A recente decisão do Tribunal Superior Eleitoral (TSE) de proibir as apostas relacionadas aos resultados das eleições brasileiras representa um marco significativo na proteção da integridade do nosso processo democrático. Como advogado com experiência em eleições majoritárias, vejo essa medida como essencial para garantir que a vontade popular não seja distorcida por interesses econômicos.
O crescimento exponencial das plataformas de apostas online, conhecidas como “bets”, trouxe à tona preocupações sobre a possibilidade de influenciar indevidamente o comportamento de eleitores e candidatos.
A nova resolução do TSE é clara ao prever que a utilização de organização comercial para oferta de prêmios de qualquer espécie ou promessas de pagamento pode configurar abuso de poder econômico, cuja repercussão pode levar à cassação de mandatos.
Essa medida é crucial para impedir que recursos financeiros sejam utilizados como instrumento de manipulação eleitoral, assegurando que todos os candidatos concorram em condições justas e equitativas.
Um exemplo que ilustra bem os riscos associados à monetização do conteúdo político é o caso do ex-coach Pablo Marçal. Ele é suspeito de promover uma competição entre mais de cinco mil colaboradores que, mediante remuneração, selecionavam trechos de suas participações em debates, editavam e disseminavam nas redes sociais.
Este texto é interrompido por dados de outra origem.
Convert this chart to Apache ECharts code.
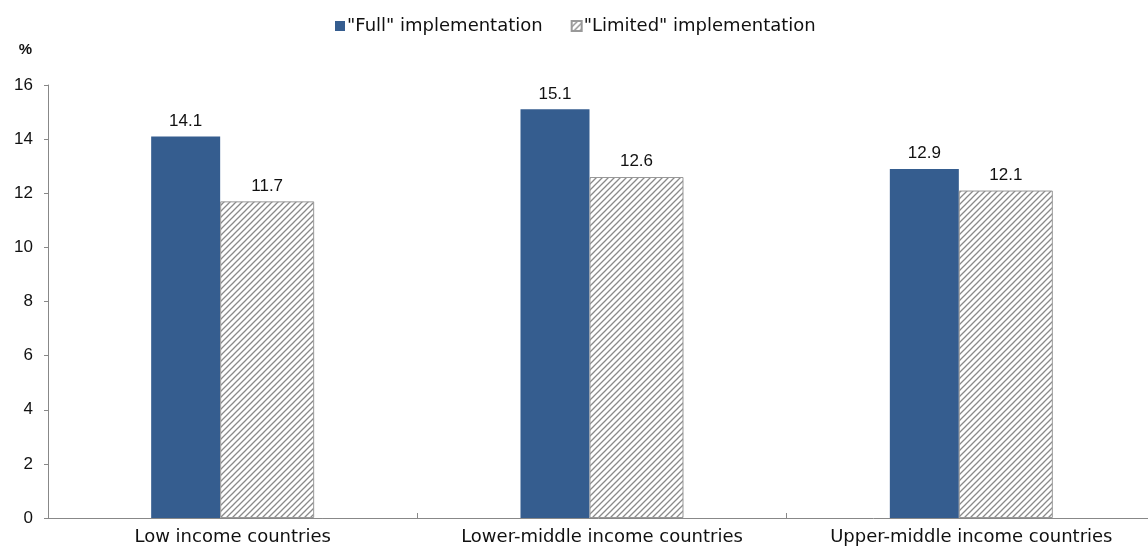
<!DOCTYPE html>
<html lang="en">
<head>
    <meta charset="UTF-8">
    <title>Full vs Limited implementation</title>
    <script src="https://cdn.jsdelivr.net/npm/echarts@6/dist/echarts.min.js"></script>
    <style>
        body, html {
            margin: 0;
            padding: 0;
            width: 100%;
            height: 100%;
            background: #fff;
        }
        #chart {
            width: 1148px;
            height: 547px;
        }
    </style>
</head>
<body>
    <div id="chart"></div>
    <script>
        // data
        var categories = ['Low income countries', 'Lower-middle income countries', 'Upper-middle income countries'];
        var fullValues = [14.1, 15.1, 12.9];
        var limitedValues = [11.7, 12.6, 12.1];
        var yTicks = { min: 0, max: 16, interval: 2 };

        // diagonal hatch pattern for the "Limited" bars
        var hatch = document.createElement('canvas');
        hatch.width = 6;
        hatch.height = 6;
        var ctx = hatch.getContext('2d');
        ctx.fillStyle = '#fff';
        ctx.fillRect(0, 0, 6, 6);
        ctx.strokeStyle = '#8a8a8a';
        ctx.lineWidth = 1.3;
        ctx.beginPath();
        ctx.moveTo(0, 6); ctx.lineTo(6, 0);
        ctx.moveTo(-3, 3); ctx.lineTo(3, -3);
        ctx.moveTo(3, 9); ctx.lineTo(9, 3);
        ctx.stroke();

        var wideFont = 'DejaVu Sans, Verdana, sans-serif';

        var labelStyle = {
            show: true,
            position: 'top',
            distance: 7,
            fontFamily: 'Liberation Sans, Arial, sans-serif',
            fontSize: 17,
            color: '#111'
        };

        var option = {
            backgroundColor: '#fff',
            animation: false,
            textStyle: { fontFamily: 'Liberation Sans, Arial, sans-serif' },
            legend: {
                top: 12,
                left: 330,
                itemWidth: 10,
                itemHeight: 10,
                itemGap: 28,
                icon: 'rect',
                textStyle: { fontFamily: wideFont, fontSize: 18, color: '#111', padding: [0, 0, 0, -3] },
                data: ['"Full" implementation', '"Limited" implementation']
            },
            // plot runs a little past the right edge of the picture
            grid: { left: 48, top: 85, bottom: 29, width: 1108, outerBoundsMode: 'none', containLabel: false },
            xAxis: {
                type: 'category',
                data: categories,
                axisLine: { lineStyle: { color: '#888' } },
                axisTick: { show: true, inside: true, length: 5, lineStyle: { color: '#888' } },
                axisLabel: { fontFamily: wideFont, fontSize: 18, color: '#111', margin: 10 }
            },
            yAxis: {
                type: 'value',
                min: yTicks.min,
                max: yTicks.max,
                interval: yTicks.interval,
                name: '%',
                nameLocation: 'end',
                nameGap: 28,
                nameTextStyle: { fontSize: 15, color: '#111', fontWeight: 'bold', align: 'right', padding: [0, 16, 0, 0] },
                axisLine: { show: true, lineStyle: { color: '#888' } },
                axisTick: { show: true, length: 4, lineStyle: { color: '#888' } },
                axisLabel: { fontSize: 17, color: '#111', margin: 15 },
                splitLine: { show: false }
            },
            series: [
                {
                    name: '"Full" implementation',
                    type: 'bar',
                    data: fullValues,
                    barWidth: 69,
                    barGap: '0%',
                    itemStyle: { color: '#355d8f' },
                    label: labelStyle
                },
                {
                    name: '"Limited" implementation',
                    type: 'bar',
                    data: limitedValues,
                    barWidth: 94,
                    barGap: '0%',
                    itemStyle: {
                        color: { image: hatch, repeat: 'repeat' },
                        borderColor: '#999',
                        borderWidth: 1
                    },
                    label: labelStyle
                }
            ]
        };

        var chart = echarts.init(document.getElementById('chart'));
        chart.setOption(option);
    </script>
</body>
</html>
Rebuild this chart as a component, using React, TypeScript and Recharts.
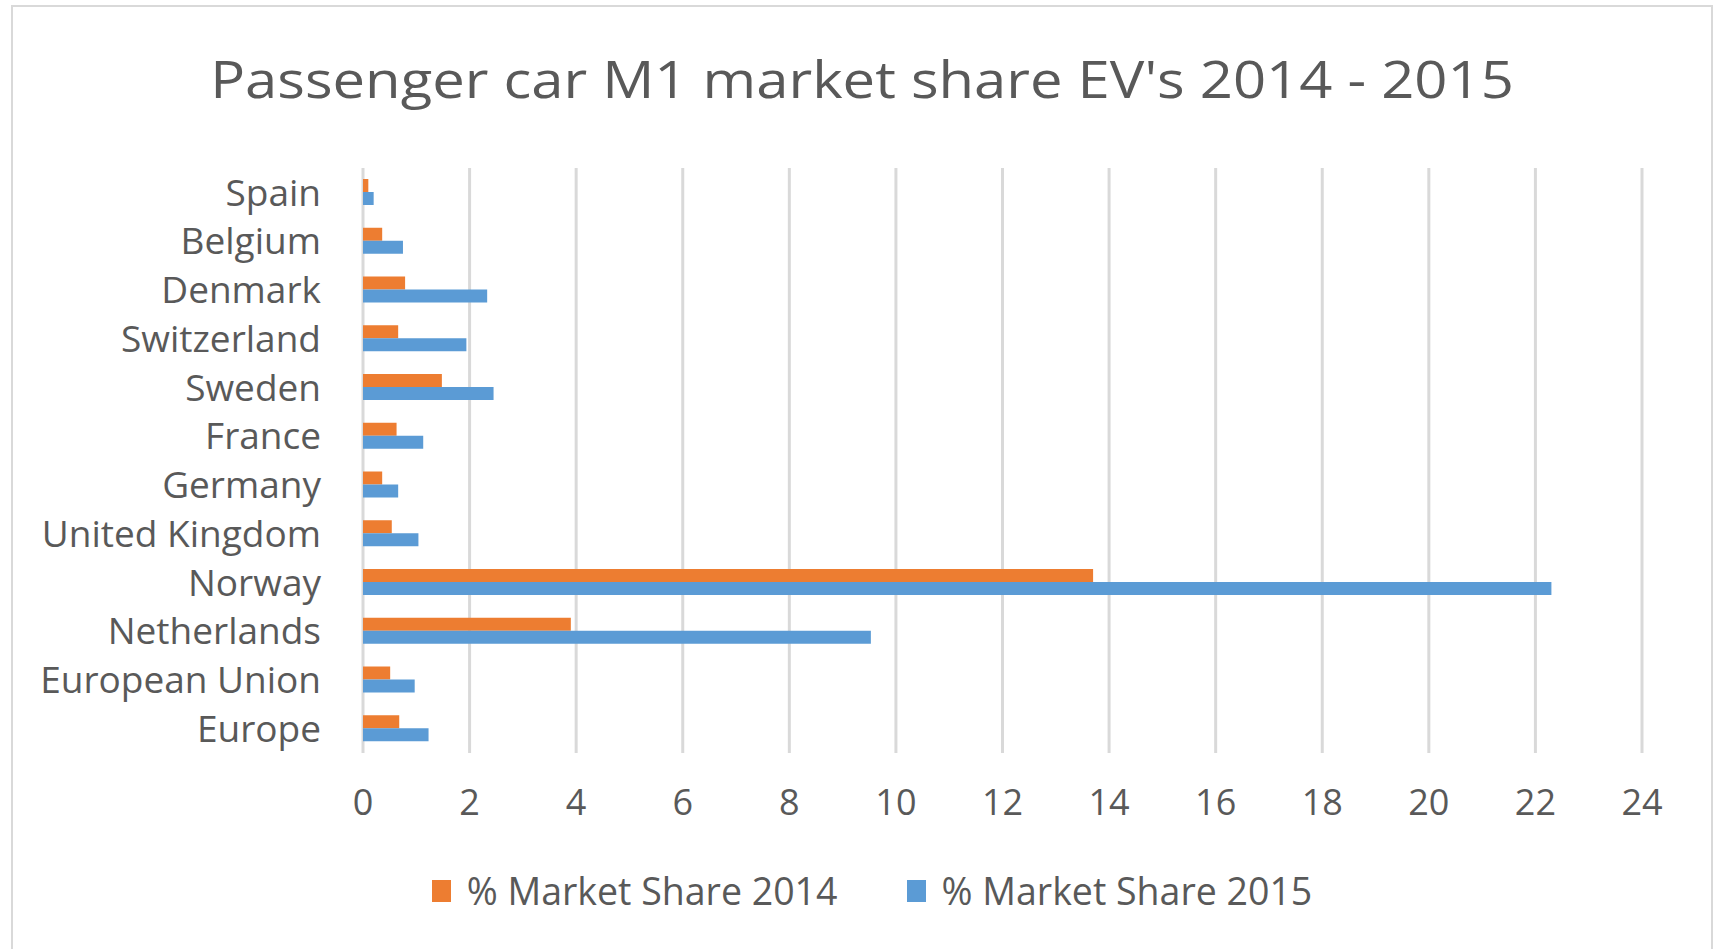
import React from 'react';
import { BarChart, Bar, XAxis, YAxis, CartesianGrid } from 'recharts';

const countries = [
  'Spain',
  'Belgium',
  'Denmark',
  'Switzerland',
  'Sweden',
  'France',
  'Germany',
  'United Kingdom',
  'Norway',
  'Netherlands',
  'European Union',
  'Europe',
];

const share2014 = [0.1, 0.36, 0.79, 0.66, 1.48, 0.63, 0.36, 0.54, 13.7, 3.9, 0.51, 0.68];
const share2015 = [0.2, 0.75, 2.33, 1.94, 2.45, 1.13, 0.66, 1.04, 22.3, 9.53, 0.97, 1.23];

const xTicks = [0, 2, 4, 6, 8, 10, 12, 14, 16, 18, 20, 22, 24];

const series = [
  { key: 'y2014', name: '% Market Share 2014', color: '#ED7D31' },
  { key: 'y2015', name: '% Market Share 2015', color: '#5B9BD5' },
];

const data = countries.map((country, i) => ({
  country,
  y2014: share2014[i],
  y2015: share2015[i],
}));

const FONT = '"Open Sans", sans-serif';
const TEXT = '#595959';

export default function App() {
  return (
    <div
      style={{
        position: 'absolute',
        left: 11,
        top: 5,
        width: 1702,
        height: 944,
        boxSizing: 'border-box',
        border: '2px solid #d9d9d9',
        borderBottom: 'none',
        background: '#fff',
        fontFamily: FONT,
        overflow: 'hidden',
      }}
    >
      {/* title, stretched a bit to match the wide original lettering */}
      <div
        style={{
          position: 'absolute',
          top: 45,
          left: 0,
          width: '100%',
          textAlign: 'center',
          fontSize: 52,
          lineHeight: '52px',
          color: TEXT,
          transform: 'scaleX(1.115)',
          transformOrigin: 'center',
        }}
      >
        Passenger car M1 market share EV's 2014 - 2015
      </div>

      <BarChart
        width={1698}
        height={942}
        data={data}
        layout="vertical"
        barSize={13}
        barGap={0}
        margin={{ top: 161, right: 69, bottom: 136, left: 10 }}
        style={{ position: 'absolute', left: 0, top: 0 }}
      >
        <CartesianGrid horizontal={false} stroke="#d9d9d9" strokeWidth={3} />
        <XAxis
          type="number"
          domain={[0, 24]}
          ticks={xTicks}
          interval={0}
          axisLine={false}
          tickLine={false}
          tickSize={0}
          tickMargin={36}
          height={60}
          tick={{ fontSize: 36, fill: TEXT, fontFamily: FONT }}
        />
        <YAxis
          type="category"
          dataKey="country"
          width={340}
          interval={0}
          axisLine={false}
          tickLine={false}
          tickSize={0}
          tickMargin={42}
          tick={{ fontSize: 37, fill: TEXT, fontFamily: FONT }}
        />
        {series.map((s) => (
          <Bar key={s.key} dataKey={s.key} name={s.name} fill={s.color} isAnimationActive={false} />
        ))}
      </BarChart>

      <div
        style={{
          position: 'absolute',
          top: 866,
          left: 0,
          width: '100%',
          boxSizing: 'border-box',
          paddingLeft: 20,
          display: 'flex',
          justifyContent: 'center',
          gap: 69,
          fontSize: 37.5,
          lineHeight: '36px',
          color: TEXT,
        }}
      >
        {series.map((s) => (
          <div key={s.key} style={{ display: 'flex', alignItems: 'center' }}>
            <span
              style={{
                display: 'inline-block',
                width: 19,
                height: 22,
                background: s.color,
                marginRight: 16,
              }}
            />
            <span>{s.name}</span>
          </div>
        ))}
      </div>
    </div>
  );
}
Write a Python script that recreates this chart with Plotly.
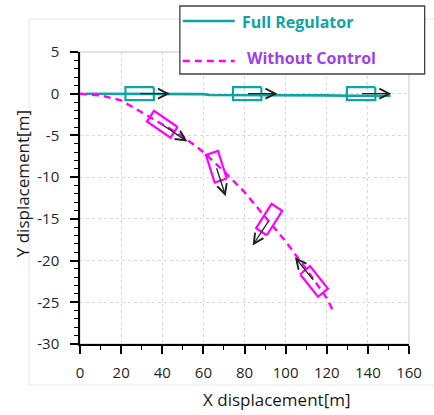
import math
import plotly.graph_objects as go

# ---------------- data ----------------
reg_x = [3, 20, 40, 60, 63, 80, 100, 120, 130, 140, 151]
reg_y = [0, 0, -0.05, -0.05, -0.15, -0.15, -0.15, -0.2, -0.25, -0.25, -0.25]

nc_x = [0, 10, 20, 30, 40, 50, 60, 70, 80, 90, 100, 110, 120, 123]
nc_y = [0, -0.2, -0.8, -2.2, -3.6, -5.1, -7.0, -9.3, -11.8, -14.7, -17.7, -21.0, -24.5, -26.0]

# vehicle snapshots: centre position and visual heading (deg, CCW from +x)
reg_car_x = [29.0, 81.3, 136.7]
reg_car_y = [0.0, 0.0, 0.0]
reg_car_heading = [0, 0, 0]

nc_car_x = [40.0, 66.3, 92.0, 113.8]
nc_car_y = [-3.66, -8.75, -15.08, -22.5]
nc_car_heading = [-34, -72, -123, 129]

x_ticks = [0, 20, 40, 60, 80, 100, 120, 140, 160]
x_tick_text = ["0", "20", "40", "60", "80", "100", "120", "140", "160"]
y_ticks = [5, 0, -5, -10, -15, -20, -25, -30]
y_tick_text = ["5", "0", "-5", "-10", "-15", "-20", "-25", "-30"]

series_names = ["Full Regulator", "Without Control"]

# ---------------- styling / layout ----------------
W, H = 434, 415
ML, MR, MT, MB = 80, 18, 52, 71
XR = [0, 160]
YR = [-30, 5]
PW, PH = W - ML - MR, H - MT - MB
SX = PW / (XR[1] - XR[0])   # px per metre (x)
SY = PH / (YR[1] - YR[0])   # px per metre (y)

TEAL = "#10A3A3"
MAGENTA = "#FF00FF"
PURPLE = "#A040E8"
FONT = "Open Sans"

CAR_LEN, CAR_WID = 29, 13   # px
ARROW_LEN = 31              # px

fig = go.Figure()

fig.add_trace(go.Scatter(x=reg_x, y=reg_y, mode="lines", name=series_names[0],
                         line=dict(color=TEAL, width=2.6), showlegend=False))
fig.add_trace(go.Scatter(x=nc_x, y=nc_y, mode="lines", name=series_names[1],
                         line=dict(color=MAGENTA, width=2.4, dash="7px,5px"),
                         showlegend=False))


def car_polygon(cx, cy, hdg):
    t = math.radians(hdg)
    ux, uy = math.cos(t), math.sin(t)
    vx, vy = -uy, ux
    hl, hw = CAR_LEN / 2, CAR_WID / 2
    pts = [(hl, hw), (hl, -hw), (-hl, -hw), (-hl, hw), (hl, hw)]
    xs, ys = [], []
    for a, b in pts:
        px = a * ux + b * vx
        py = a * uy + b * vy
        xs.append(cx + px / SX)
        ys.append(cy + py / SY)
    return xs, ys


annotations = []


def add_car(cx, cy, hdg, color):
    xs, ys = car_polygon(cx, cy, hdg)
    fig.add_trace(go.Scatter(x=xs, y=ys, mode="lines", line=dict(color=color, width=2.2),
                             showlegend=False, hoverinfo="skip"))
    t = math.radians(hdg)
    tipx = cx + ARROW_LEN * math.cos(t) / SX
    tipy = cy + ARROW_LEN * math.sin(t) / SY
    annotations.append(dict(x=tipx, y=tipy, xref="x", yref="y", text="",
                            showarrow=True, arrowhead=5, arrowsize=1.5, arrowwidth=1.3,
                            arrowcolor="#222222", standoff=0, startstandoff=0,
                            ax=-ARROW_LEN * math.cos(t), ay=ARROW_LEN * math.sin(t)))


for cx, cy, h in zip(reg_car_x, reg_car_y, reg_car_heading):
    add_car(cx, cy, h, TEAL)
for cx, cy, h in zip(nc_car_x, nc_car_y, nc_car_heading):
    add_car(cx, cy, h, MAGENTA)


def px_x(p):
    return (p - ML) / PW


def px_y(p):
    return (H - MB - p) / PH


shapes = [
    # outer chart-area frame
    dict(type="rect", xref="paper", yref="paper", x0=px_x(28), x1=px_x(445),
         y0=px_y(385), y1=px_y(19), line=dict(color="#E6E6E6", width=1), layer="below"),
    # plot-area frame (top / right)
    dict(type="rect", xref="paper", yref="paper", x0=0, x1=1, y0=0, y1=1,
         line=dict(color="#D9D9D9", width=1.5), layer="below"),
    # legend box
    dict(type="rect", xref="paper", yref="paper", x0=px_x(182), x1=px_x(432),
         y0=px_y(74), y1=px_y(6), line=dict(color="#404040", width=1.3),
         fillcolor="white", layer="above"),
    dict(type="line", xref="paper", yref="paper", x0=px_x(185), x1=px_x(238),
         y0=px_y(21), y1=px_y(21), line=dict(color=TEAL, width=2.6), layer="above"),
    dict(type="line", xref="paper", yref="paper", x0=px_x(185), x1=px_x(238),
         y0=px_y(61), y1=px_y(61), line=dict(color=MAGENTA, width=2.4, dash="7px,5px"),
         layer="above"),
]

annotations += [
    dict(xref="paper", yref="paper", x=px_x(243), y=px_y(22), xanchor="left", yanchor="middle",
         text="<b>" + series_names[0] + "</b>", showarrow=False,
         font=dict(family=FONT, size=16, color=TEAL)),
    dict(xref="paper", yref="paper", x=px_x(248), y=px_y(58), xanchor="left", yanchor="middle",
         text="<b>" + series_names[1] + "</b>", showarrow=False,
         font=dict(family=FONT, size=16, color=PURPLE)),
    dict(xref="paper", yref="paper", x=px_x(281), y=px_y(400), xanchor="center", yanchor="middle",
         text="X displacement[m]", showarrow=False,
         font=dict(family=FONT, size=17, color="#1a1a1a")),
    dict(xref="paper", yref="paper", x=px_x(21), y=px_y(184), xanchor="center", yanchor="middle",
         text="Y displacement[m]", showarrow=False, textangle=-90,
         font=dict(family=FONT, size=17, color="#1a1a1a")),
]

axis_common = dict(showline=True, linecolor="black", linewidth=1.5, ticks="outside",
                   ticklen=8, tickwidth=1.5, tickcolor="black", showgrid=True,
                   gridcolor="#D9D9D9", griddash="dot", gridwidth=1, zeroline=False,
                   tickfont=dict(family=FONT, size=15, color="#262626"))

fig.update_layout(
    width=W, height=H, autosize=False,
    margin=dict(l=ML, r=MR, t=MT, b=MB, pad=0),
    paper_bgcolor="white", plot_bgcolor="white",
    showlegend=False,
    shapes=shapes, annotations=annotations,
    xaxis=dict(range=XR, tickvals=x_ticks, ticktext=x_tick_text,
               minor=dict(dtick=10, ticks="outside", ticklen=4, tickcolor="black",
                          tickwidth=1.2, showgrid=False),
               ticklabelstandoff=6, **axis_common),
    yaxis=dict(range=YR, tickvals=y_ticks, ticktext=y_tick_text,
               minor=dict(dtick=1, ticks="outside", ticklen=4, tickcolor="black",
                          tickwidth=1.2, showgrid=False),
               ticklabelstandoff=8, **axis_common),
)

fig.write_html("out.html", config={"displayModeBar": False},
               post_script="document.body.style.margin='0px';document.body.style.padding='0px';")
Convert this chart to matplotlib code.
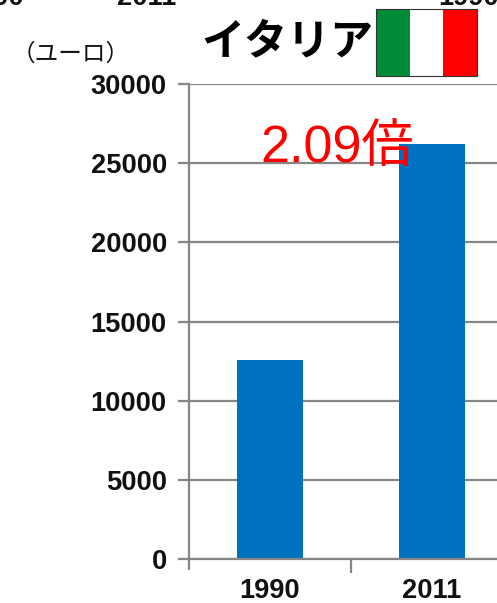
import matplotlib
matplotlib.use("Agg")
import matplotlib.pyplot as plt
from matplotlib.patches import Rectangle

years = ["1990", "2011"]
values = [12570, 26210]
y_ticks = [0, 5000, 10000, 15000, 20000, 25000, 30000]

W, H = 497, 603
plt.rcParams['font.family'] = ['Liberation Sans', 'Noto Sans CJK JP', 'DejaVu Sans']
fig = plt.figure(figsize=(W / 100, H / 100), dpi=100)
fig.patch.set_facecolor("white")

left, right, top, bottom = 189, 497, 84, 559
ax = fig.add_axes([left / W, 1 - bottom / H, (right - left) / W, (bottom - top) / H])
ax.bar(range(len(years)), values, width=0.41, color="#0070C0", zorder=3)
ax.set_xlim(-0.5, -0.5 + (right - left) / 162)
ax.set_ylim(0, 30000)
ax.set_yticks(y_ticks)
ax.set_yticklabels([str(v) for v in y_ticks], fontsize=19.6, fontweight="bold", color="#111111")
ax.set_xticks([0.5])
ax.set_xticklabels([""])
for i, yr in enumerate(years):
    ax.text(i, -32 / (bottom - top), yr, transform=ax.get_xaxis_transform(), ha="center", va="center",
            fontsize=19.6, fontweight="bold", color="#111111")
ax.grid(axis="y", color="#868686", lw=1.6, zorder=1)
ax.set_axisbelow(True)
for s in ["top", "right"]:
    ax.spines[s].set_visible(False)
for s in ["left", "bottom"]:
    ax.spines[s].set_color("#868686")
    ax.spines[s].set_linewidth(1.6)
ax.spines["bottom"].set_zorder(4)
ax.tick_params(axis="y", length=8, width=1.6, color="#868686", pad=8)
ax.tick_params(axis="x", length=10, width=1.6, color="#868686", pad=2)
# left spine stub below the baseline
ax.plot([0, 0], [0, -10 / (bottom - top)], transform=ax.transAxes, color="#868686", lw=1.6, clip_on=False)


def fx(x):
    return x / W


def fy(y):
    return 1 - y / H


fig.text(fx(287), fy(41), "イタリア", fontsize=31, fontweight="bold", ha="center", va="center", color="black",
         family=['Noto Sans CJK JP', 'DejaVu Sans'])
fig.text(fx(71), fy(54), "（ユーロ）", fontsize=17, ha="center", va="center", color="#111111",
         family=['Noto Sans CJK JP', 'DejaVu Sans'])
fig.text(fx(337.5), fy(148), "2.09倍", fontsize=37.5, ha="center", va="center", color="#FF0000", zorder=10,
         family=['Liberation Sans', 'Noto Sans CJK JP', 'DejaVu Sans'])

# clipped labels from the neighbouring panel above
for xc, s in [(-6, "1990"), (147, "2011"), (469, "1990")]:
    fig.text(fx(xc), fy(5), s, fontsize=19.6, fontweight="bold", ha="center", va="baseline", color="#111111")

# flag
for x0, w, c in [(376, 34, "#008C37"), (410, 34, "#FFFFFF"), (443, 34, "#FF0000")]:
    fig.add_artist(Rectangle((fx(x0), fy(76)), w / W, 67 / H, transform=fig.transFigure, facecolor=c, edgecolor="none"))
fig.add_artist(Rectangle((fx(376), fy(76)), 101 / W, 67 / H, transform=fig.transFigure, facecolor="none",
                         edgecolor="#333333", lw=0.8))

fig.savefig("out.png", dpi=100)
A monetização desses cortes por parte de Marçal está sob escrutínio da Justiça Eleitoral. Esse cenário foi, inclusive, o pano de fundo para a decisão da 1ª Zona Eleitoral de São Paulo que resultou na suspensão de suas redes sociais.
A prática de remunerar terceiros para amplificar mensagens específicas nas redes sociais pode configurar abuso de poder econômico e influenciar o processo eleitoral de maneira indevida.
Esse caso evidencia como a utilização estratégica das plataformas digitais, aliada a incentivos financeiros, pode distorcer a percepção do eleitorado e ameaçar a igualdade de condições entre os candidatos.
Historicamente, apostar em resultados eleitorais sempre foi uma prática conhecida, mas ocorria de forma bastante isolada e específica, muitas vezes em contextos inusitados e sem potencial para interferir nos resultados.
Essas apostas tradicionais não representavam uma ameaça significativa à integridade eleitoral. No entanto, o advento das plataformas de “bets” ampliou consideravelmente o alcance e o impacto dessas apostas.
A possibilidade de ganhos financeiros substanciais pode incentivar comportamentos que vão desde a disseminação de desinformação até a compra de votos. A ampla divulgação de apostas favorecendo determinados candidatos cria uma percepção distorcida sobre suas chances reais, influenciando o eleitorado. Essa dinâmica ameaça a soberania popular, pois a vontade legítima dos eleitores pode ser manipulada por interesses econômicos.
A nova resolução do TSE vem em um momento oportuno, especialmente considerando o contexto pós-regulação das apostas no Brasil. Ao proibir as apostas eleitorais, o tribunal não apenas protege o processo democrático, mas também fortalece o papel das bets dentro de um marco regulatório adequado. Isso evita que essas plataformas sejam utilizadas para fins que possam comprometer a legitimidade das eleições.
É importante destacar que essa proibição sinaliza a atenção das autoridades para as novas formas de comunicação e monetização que surgem com a evolução tecnológica.
A fiscalização dessas práticas é essencial para garantir que as eleições reflitam verdadeiramente a vontade do povo. As plataformas digitais têm um impacto cada vez maior na sociedade, e é fundamental que as regulamentações acompanhem essa evolução para preservar os valores fundamentais da nossa democracia.
Em suma, a decisão do TSE de proibir as apostas eleitorais é uma resposta necessária aos desafios modernos que ameaçam a integridade do processo eleitoral.
Como profissional do direito que acompanha de perto as dinâmicas eleitorais, acredito que essa medida reforça o compromisso das instituições brasileiras em garantir eleições justas, transparentes e livres de influências indevidas.
A evolução tecnológica é inevitável, mas cabe a nós assegurar que ela seja utilizada em benefício da democracia, e não em seu detrimento.
Delmiro Campos é advogado, Presidente da Comissão Especial de Estudos da Reforma Política do Conselho Federal da OAB e Coordenador-Institucional da Academia Brasileira de Direito Eleitoral e Político – ABRADEP.